Reflections: Amazing Kenya!

Who’d have thought that Rwanda could ever be so serene as to make you dread the thought of venturing into another country? Especially a country in which you lived, like Kenya. Even if it is a country which, on the unexpected but welcome expiry of your sojourn, you did not particularly feel any regret for leaving.

Who’d have thought that Rwanda could ever be so serene as to make you dread the thought of venturing into another country? Especially a country in which you lived, like Kenya.

Even if it is a country which, on the unexpected but welcome expiry of your sojourn, you did not particularly feel any regret for leaving.

Don’t get me wrong. That is not to say that Kenya is a bad country: far from it. For, if I were to choose any other East African country to live in, apart from Rwanda, I’d go for Kenya any time and, when I say that, I talk for many.
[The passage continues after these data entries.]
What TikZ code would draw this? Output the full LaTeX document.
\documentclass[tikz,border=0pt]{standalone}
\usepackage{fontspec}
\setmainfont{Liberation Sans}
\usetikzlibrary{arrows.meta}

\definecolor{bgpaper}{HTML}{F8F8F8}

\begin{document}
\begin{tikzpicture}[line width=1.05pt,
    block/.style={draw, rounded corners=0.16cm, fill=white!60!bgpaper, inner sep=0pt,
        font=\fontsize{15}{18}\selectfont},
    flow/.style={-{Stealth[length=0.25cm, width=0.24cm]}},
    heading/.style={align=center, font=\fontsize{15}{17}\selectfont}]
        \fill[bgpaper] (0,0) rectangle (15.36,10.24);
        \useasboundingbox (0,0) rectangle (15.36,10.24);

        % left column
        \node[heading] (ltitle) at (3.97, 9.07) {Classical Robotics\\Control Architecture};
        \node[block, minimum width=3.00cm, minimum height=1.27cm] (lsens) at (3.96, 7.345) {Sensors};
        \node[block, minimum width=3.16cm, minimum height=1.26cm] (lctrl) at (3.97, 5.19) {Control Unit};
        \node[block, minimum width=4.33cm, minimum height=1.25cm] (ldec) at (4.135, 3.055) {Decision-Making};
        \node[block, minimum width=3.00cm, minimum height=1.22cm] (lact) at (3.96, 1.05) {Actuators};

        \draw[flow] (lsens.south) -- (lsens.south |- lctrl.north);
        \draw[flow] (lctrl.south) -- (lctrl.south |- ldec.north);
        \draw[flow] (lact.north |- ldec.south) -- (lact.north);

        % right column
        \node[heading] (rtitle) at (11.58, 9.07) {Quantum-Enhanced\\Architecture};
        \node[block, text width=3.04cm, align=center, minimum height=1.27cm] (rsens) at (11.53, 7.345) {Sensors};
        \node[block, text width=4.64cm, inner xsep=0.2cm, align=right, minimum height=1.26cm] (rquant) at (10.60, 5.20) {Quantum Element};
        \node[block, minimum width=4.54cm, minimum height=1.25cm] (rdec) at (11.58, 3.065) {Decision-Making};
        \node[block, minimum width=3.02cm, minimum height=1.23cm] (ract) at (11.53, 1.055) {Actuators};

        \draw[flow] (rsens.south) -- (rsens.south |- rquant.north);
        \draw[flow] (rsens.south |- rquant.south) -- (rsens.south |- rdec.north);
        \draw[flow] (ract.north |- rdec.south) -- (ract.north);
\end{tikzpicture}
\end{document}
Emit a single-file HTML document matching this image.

However, it has its good share of scary moments. Like an encounter with the ubiquitous ‘pair of officers’. My latest visit to Kenya was last Christmas holiday, and I was bursting with confidence as I entered the airport.

My confidence had been securely buttressed by the knowledge that I was now a member of the East African Community citizenry, and the dignity (thanks to our heroes) that was accorded me sure bore me out…..

First, however, bear with me as I take you back to the years just before 1994. I was a teacher then, ‘eating chalk’ in one of the Kenyan secondary schools dotting the country.

I was with a number of my brethren and ‘sistren’ who were similarly engaged, in a protracted effort to create knowledge, sometimes in impossible establishments known as ‘Harambee’ schools.

As a teacher then, with inducement of some extra dough from parents, you’d sometimes do extra work to try and force some wisdom down the throats of these ‘Harambee students’.

In turn, that extra weight in the pocket gave you the courage to ‘wet your coxcomb’ (kwinyara mw’isunzu) and buy an air ticket.

With which air ticket, you could be airborne and go see your people – and maybe also dispense some futile effort to seek out a bride! – in the refugee camps of either Uganda or Congo Kinshasa, or even Burundi.

It is on your way back that, once at the Jomo Kenyatta International Airport, you fell into the horns of dilemma. At the Immigration desk, there was a sign marked “Kenyans”, another, “East African Community Members” and, another, “Tourists”.

You were none of these and hence, your dilemma: where do you queue up? You were titular holder of some paper similitude of a passport called ‘Refugee Travel Document’, which cynically described you as a ‘stateless, prohibited immigrant’.

In your pedagogical wisdom, you opted to queue up at “Kenyans”, since you were a teacher in Kenya, and then presented yourself at the counter.

One glance at the familiar, blue hard cover of your ‘passport’ and the immigration officer possessively put your document to the side. 

But you were prepared for that. So, you removed your clenched fist from your pocket and, with a lot of noisy familiarity, proclaimed in that Kiswahili they call ‘Sheng’: “Sa, ni aje, Ofisa? Ka-job kanaendela, mazeee?”

In case you’ve not been to Nairobi, ‘Sheng’ is a corrupted mixture of English and Kiswahili that comes out as no language at all! The above greeting simply means: “So, how are you, officer? Is the job going on well, old friend?”

As for the meaning of the clenched fist, those who know the language of corruption à la Kenyanne will tell you that in that pretence at greetings, money will have changed hands. And, of course, the immigration officer will have come out richer.

You, then, as a stateless teacher in Kenya, retrieved your document and morosely proceeded to catch a public bus to your ‘Harambee School’, your pockets feeling as if they’ve never entertained any pecuniary visit!.......

Anyway, back to my last Christmas visit. At the airport, I proceeded to the “East Africans” counter and was treated with all the privileges of a ‘stateful’ person. But trust a Kenyan ‘officer’ to somehow always get you!

On our way to the Nairobi city centre, the driver of my taxi was nabbed for ‘pointing the nose of his car’ in the round-about!

How ‘pointing the nose’ was a mistake, and how I came to be the one to cough up KSh. 2000 to the two police officers, you can only appreciate if you’ve been to Kenya!